▸ Instruction: Begin with the line that contains "Convert this chart to Plotly.js code.", end with the line that contains "40, 45, 50];", and extract exactly that stretch of lines.

▸ Recorded information:
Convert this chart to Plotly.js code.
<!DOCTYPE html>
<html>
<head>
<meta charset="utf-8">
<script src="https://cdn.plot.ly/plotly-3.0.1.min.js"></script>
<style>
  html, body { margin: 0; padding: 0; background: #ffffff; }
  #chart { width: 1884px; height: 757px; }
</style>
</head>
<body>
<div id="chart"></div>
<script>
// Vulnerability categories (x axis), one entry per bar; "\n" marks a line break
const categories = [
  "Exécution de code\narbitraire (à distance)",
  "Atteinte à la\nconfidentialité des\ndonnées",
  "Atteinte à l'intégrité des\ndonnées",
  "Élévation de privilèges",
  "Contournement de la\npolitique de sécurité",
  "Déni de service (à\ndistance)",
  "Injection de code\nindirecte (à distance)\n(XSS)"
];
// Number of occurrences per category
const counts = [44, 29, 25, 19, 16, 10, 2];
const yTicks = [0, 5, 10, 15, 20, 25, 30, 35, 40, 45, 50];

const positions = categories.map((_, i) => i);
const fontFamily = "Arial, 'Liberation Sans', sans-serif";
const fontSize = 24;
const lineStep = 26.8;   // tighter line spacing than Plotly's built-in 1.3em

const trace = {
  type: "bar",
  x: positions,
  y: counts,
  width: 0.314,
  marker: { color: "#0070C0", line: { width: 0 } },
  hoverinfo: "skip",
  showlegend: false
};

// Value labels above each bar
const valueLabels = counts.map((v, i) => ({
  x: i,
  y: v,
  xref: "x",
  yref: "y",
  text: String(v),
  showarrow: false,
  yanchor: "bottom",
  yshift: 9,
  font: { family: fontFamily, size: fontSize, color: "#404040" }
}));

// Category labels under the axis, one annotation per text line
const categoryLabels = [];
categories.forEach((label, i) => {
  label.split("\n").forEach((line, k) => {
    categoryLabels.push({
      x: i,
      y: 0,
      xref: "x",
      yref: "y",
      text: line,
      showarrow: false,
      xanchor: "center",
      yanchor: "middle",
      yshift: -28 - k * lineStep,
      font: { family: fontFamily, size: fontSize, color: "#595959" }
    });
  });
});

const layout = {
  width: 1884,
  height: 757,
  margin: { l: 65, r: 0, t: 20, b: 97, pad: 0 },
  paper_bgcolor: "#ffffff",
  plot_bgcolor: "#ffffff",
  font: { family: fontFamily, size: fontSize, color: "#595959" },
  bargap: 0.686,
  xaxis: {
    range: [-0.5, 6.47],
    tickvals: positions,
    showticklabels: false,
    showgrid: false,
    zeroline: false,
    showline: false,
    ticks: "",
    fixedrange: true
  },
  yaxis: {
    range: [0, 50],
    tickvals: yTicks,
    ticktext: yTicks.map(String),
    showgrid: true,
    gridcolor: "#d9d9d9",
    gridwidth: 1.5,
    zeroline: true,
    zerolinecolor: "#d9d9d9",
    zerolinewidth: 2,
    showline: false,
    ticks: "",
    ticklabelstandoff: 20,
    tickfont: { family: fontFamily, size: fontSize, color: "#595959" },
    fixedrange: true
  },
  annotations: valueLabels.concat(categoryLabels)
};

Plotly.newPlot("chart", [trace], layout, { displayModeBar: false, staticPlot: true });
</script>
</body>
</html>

* * *

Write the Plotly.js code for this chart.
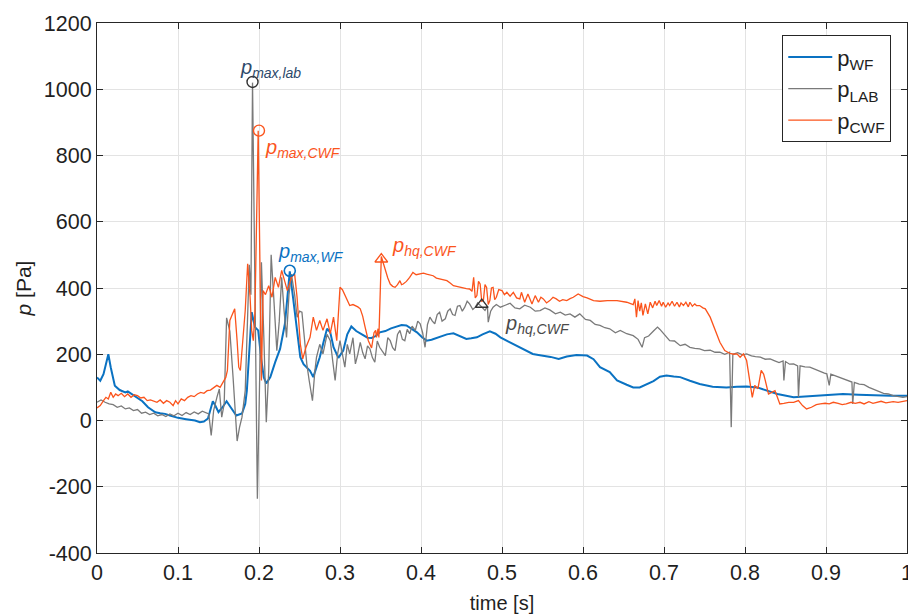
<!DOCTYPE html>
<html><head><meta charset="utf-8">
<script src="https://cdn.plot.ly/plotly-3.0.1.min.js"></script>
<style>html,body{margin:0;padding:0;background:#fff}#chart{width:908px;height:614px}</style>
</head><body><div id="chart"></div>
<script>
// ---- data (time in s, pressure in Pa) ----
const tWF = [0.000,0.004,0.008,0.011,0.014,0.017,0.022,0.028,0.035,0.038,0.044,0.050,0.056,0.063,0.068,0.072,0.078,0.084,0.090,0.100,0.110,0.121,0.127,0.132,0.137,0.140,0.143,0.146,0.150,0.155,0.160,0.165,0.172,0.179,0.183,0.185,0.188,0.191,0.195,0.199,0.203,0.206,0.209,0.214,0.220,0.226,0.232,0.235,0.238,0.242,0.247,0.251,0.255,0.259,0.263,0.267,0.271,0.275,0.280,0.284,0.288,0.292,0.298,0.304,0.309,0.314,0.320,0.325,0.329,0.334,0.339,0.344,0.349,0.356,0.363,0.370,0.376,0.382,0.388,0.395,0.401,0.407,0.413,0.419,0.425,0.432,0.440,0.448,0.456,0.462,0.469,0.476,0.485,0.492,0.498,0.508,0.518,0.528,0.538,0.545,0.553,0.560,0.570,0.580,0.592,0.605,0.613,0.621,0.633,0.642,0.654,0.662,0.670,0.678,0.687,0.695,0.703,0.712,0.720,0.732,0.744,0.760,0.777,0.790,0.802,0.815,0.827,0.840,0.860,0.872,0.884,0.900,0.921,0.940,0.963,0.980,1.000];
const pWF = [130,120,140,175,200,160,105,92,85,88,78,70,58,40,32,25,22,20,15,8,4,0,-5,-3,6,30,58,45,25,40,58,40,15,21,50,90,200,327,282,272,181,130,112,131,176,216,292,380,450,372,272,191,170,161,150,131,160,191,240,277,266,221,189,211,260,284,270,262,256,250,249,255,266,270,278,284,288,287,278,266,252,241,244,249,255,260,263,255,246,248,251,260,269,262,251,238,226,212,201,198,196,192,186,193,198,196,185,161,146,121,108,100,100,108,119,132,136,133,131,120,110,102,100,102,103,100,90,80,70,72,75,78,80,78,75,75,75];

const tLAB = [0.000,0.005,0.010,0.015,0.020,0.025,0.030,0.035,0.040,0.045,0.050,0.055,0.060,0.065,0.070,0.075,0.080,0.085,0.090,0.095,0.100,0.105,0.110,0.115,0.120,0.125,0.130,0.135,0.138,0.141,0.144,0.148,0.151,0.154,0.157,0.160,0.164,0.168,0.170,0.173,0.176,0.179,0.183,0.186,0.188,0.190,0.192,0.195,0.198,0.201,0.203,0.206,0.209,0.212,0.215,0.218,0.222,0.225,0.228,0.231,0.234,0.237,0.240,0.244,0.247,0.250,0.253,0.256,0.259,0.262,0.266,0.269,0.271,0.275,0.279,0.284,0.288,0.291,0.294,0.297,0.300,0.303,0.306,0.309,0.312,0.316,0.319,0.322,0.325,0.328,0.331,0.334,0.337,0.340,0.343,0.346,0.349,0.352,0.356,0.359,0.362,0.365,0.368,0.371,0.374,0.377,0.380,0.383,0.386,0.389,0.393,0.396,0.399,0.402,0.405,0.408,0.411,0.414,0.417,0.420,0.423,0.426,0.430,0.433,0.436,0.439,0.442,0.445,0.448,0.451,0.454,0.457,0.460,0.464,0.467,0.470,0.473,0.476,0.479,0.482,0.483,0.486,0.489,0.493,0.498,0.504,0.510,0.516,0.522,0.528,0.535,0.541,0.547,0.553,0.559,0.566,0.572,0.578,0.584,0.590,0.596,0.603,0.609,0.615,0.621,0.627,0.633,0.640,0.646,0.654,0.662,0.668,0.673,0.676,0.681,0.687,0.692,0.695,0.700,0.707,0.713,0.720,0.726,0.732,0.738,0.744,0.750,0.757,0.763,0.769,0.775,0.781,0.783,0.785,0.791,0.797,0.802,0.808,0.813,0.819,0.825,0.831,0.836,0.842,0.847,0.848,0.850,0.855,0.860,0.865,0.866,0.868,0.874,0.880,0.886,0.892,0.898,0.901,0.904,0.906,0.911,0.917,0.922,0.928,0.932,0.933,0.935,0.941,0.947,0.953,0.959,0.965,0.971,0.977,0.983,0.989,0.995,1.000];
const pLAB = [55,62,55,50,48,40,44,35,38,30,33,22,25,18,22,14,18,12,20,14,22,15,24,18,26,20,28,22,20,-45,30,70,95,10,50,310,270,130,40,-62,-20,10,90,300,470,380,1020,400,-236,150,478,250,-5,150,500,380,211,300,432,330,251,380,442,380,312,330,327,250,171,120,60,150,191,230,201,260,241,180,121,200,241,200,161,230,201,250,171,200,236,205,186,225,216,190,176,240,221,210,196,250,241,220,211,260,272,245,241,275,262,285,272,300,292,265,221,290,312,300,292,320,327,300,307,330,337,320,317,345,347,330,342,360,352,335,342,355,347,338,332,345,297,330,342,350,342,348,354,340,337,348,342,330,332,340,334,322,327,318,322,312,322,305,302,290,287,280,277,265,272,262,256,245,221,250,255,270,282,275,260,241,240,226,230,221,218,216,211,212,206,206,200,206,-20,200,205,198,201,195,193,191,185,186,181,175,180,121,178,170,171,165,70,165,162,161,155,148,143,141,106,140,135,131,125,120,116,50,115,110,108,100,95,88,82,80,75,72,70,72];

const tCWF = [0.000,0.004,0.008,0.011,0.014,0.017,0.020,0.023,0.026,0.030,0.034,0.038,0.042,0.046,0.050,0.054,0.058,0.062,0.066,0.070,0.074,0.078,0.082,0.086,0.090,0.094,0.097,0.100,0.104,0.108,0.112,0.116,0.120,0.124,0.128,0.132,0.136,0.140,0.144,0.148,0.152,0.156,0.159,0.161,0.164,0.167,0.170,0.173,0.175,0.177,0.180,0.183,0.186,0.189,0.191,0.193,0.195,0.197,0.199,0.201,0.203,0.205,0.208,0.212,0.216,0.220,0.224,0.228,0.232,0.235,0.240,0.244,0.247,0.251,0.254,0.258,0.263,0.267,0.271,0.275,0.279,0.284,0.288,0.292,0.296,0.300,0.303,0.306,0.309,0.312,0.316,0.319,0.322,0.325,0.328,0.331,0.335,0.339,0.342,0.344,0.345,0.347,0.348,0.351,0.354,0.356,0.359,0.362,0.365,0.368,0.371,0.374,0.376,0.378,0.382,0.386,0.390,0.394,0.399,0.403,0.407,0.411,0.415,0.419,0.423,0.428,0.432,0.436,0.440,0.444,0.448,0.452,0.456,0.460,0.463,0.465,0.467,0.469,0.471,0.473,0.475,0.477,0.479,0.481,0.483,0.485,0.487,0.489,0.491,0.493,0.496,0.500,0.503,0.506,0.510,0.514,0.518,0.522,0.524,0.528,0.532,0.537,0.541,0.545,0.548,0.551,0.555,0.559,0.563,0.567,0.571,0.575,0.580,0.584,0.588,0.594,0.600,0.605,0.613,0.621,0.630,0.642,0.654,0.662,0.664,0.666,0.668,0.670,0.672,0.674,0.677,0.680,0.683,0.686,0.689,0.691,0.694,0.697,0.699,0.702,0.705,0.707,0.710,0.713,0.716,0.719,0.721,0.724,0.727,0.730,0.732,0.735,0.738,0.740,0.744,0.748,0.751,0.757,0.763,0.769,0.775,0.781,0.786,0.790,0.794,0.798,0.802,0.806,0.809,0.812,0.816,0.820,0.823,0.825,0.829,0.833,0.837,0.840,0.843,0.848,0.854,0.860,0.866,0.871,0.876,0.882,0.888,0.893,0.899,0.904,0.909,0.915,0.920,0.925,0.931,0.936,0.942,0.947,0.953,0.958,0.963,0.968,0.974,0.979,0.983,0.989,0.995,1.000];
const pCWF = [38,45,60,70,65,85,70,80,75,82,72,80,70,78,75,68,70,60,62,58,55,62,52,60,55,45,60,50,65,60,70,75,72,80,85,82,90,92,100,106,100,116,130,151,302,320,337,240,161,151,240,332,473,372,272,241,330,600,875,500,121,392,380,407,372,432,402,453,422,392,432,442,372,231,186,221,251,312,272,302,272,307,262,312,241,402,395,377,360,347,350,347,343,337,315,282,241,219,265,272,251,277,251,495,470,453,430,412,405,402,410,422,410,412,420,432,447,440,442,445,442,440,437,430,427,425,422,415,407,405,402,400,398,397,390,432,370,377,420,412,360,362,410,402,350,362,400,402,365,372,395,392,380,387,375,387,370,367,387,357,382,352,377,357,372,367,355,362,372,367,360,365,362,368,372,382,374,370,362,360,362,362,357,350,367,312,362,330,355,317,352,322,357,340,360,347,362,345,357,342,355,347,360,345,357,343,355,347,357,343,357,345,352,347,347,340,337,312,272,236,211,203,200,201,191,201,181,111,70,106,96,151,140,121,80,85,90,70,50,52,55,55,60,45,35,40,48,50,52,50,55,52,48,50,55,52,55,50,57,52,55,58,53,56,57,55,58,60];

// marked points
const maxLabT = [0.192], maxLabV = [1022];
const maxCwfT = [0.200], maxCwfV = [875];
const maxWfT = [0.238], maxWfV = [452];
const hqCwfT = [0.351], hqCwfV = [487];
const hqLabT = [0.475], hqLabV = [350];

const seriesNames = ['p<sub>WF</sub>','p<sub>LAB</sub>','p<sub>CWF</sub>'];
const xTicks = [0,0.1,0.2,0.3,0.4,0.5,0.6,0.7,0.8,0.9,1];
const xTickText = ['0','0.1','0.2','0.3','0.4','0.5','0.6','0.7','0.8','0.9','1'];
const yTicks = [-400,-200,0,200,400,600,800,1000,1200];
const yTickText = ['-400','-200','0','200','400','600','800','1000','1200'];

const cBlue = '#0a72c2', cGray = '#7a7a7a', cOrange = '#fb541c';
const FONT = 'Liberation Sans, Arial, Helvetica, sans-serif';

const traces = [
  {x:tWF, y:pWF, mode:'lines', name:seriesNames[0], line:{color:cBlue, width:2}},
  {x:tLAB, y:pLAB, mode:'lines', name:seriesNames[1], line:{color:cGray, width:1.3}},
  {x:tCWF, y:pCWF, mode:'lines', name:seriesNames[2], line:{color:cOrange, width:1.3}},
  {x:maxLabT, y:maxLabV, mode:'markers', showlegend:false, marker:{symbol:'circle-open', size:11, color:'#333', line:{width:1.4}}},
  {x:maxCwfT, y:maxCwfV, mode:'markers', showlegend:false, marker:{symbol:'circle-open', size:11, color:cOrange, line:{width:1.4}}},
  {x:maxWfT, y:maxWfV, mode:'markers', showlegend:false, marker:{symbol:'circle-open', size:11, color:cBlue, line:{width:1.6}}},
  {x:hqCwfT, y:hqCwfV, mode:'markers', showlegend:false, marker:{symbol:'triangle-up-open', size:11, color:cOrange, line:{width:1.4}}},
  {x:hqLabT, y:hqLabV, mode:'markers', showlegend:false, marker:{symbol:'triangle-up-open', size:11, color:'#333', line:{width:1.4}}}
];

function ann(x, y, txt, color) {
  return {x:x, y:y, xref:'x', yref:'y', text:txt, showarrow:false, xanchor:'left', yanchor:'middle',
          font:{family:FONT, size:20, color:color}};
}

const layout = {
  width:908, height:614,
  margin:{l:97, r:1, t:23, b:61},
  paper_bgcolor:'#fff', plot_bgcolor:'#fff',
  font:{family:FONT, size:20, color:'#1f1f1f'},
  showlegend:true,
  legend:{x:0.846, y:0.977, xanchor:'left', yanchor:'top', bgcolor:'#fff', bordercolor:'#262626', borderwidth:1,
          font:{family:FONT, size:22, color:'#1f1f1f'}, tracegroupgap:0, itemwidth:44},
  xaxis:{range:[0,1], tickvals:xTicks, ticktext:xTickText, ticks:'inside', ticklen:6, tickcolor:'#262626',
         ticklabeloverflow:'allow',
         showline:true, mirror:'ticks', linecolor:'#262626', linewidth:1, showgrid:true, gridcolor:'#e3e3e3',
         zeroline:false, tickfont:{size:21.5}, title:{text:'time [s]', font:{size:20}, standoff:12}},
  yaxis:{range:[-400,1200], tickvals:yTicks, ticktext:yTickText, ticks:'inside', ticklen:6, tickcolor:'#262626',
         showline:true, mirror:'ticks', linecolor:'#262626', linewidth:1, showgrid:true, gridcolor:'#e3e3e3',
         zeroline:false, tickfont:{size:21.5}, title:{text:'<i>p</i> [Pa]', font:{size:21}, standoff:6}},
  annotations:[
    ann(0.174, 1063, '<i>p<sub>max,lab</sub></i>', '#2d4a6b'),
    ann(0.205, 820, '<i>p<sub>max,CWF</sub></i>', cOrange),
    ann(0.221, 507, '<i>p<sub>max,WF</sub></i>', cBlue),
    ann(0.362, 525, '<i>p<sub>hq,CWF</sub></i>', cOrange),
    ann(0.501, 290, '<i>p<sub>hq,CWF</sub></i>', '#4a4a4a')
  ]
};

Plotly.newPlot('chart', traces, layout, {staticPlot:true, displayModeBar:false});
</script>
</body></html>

▸ Answer to this exercise:
Convert this chart to Plotly.js code.
<!DOCTYPE html>
<html>
<head>
<meta charset="utf-8">
<script src="https://cdn.plot.ly/plotly-3.0.1.min.js"></script>
<style>
  html, body { margin: 0; padding: 0; background: #ffffff; }
  #chart { width: 1884px; height: 757px; }
</style>
</head>
<body>
<div id="chart"></div>
<script>
// Vulnerability categories (x axis), one entry per bar; "\n" marks a line break
const categories = [
  "Exécution de code\narbitraire (à distance)",
  "Atteinte à la\nconfidentialité des\ndonnées",
  "Atteinte à l'intégrité des\ndonnées",
  "Élévation de privilèges",
  "Contournement de la\npolitique de sécurité",
  "Déni de service (à\ndistance)",
  "Injection de code\nindirecte (à distance)\n(XSS)"
];
// Number of occurrences per category
const counts = [44, 29, 25, 19, 16, 10, 2];
const yTicks = [0, 5, 10, 15, 20, 25, 30, 35, 40, 45, 50];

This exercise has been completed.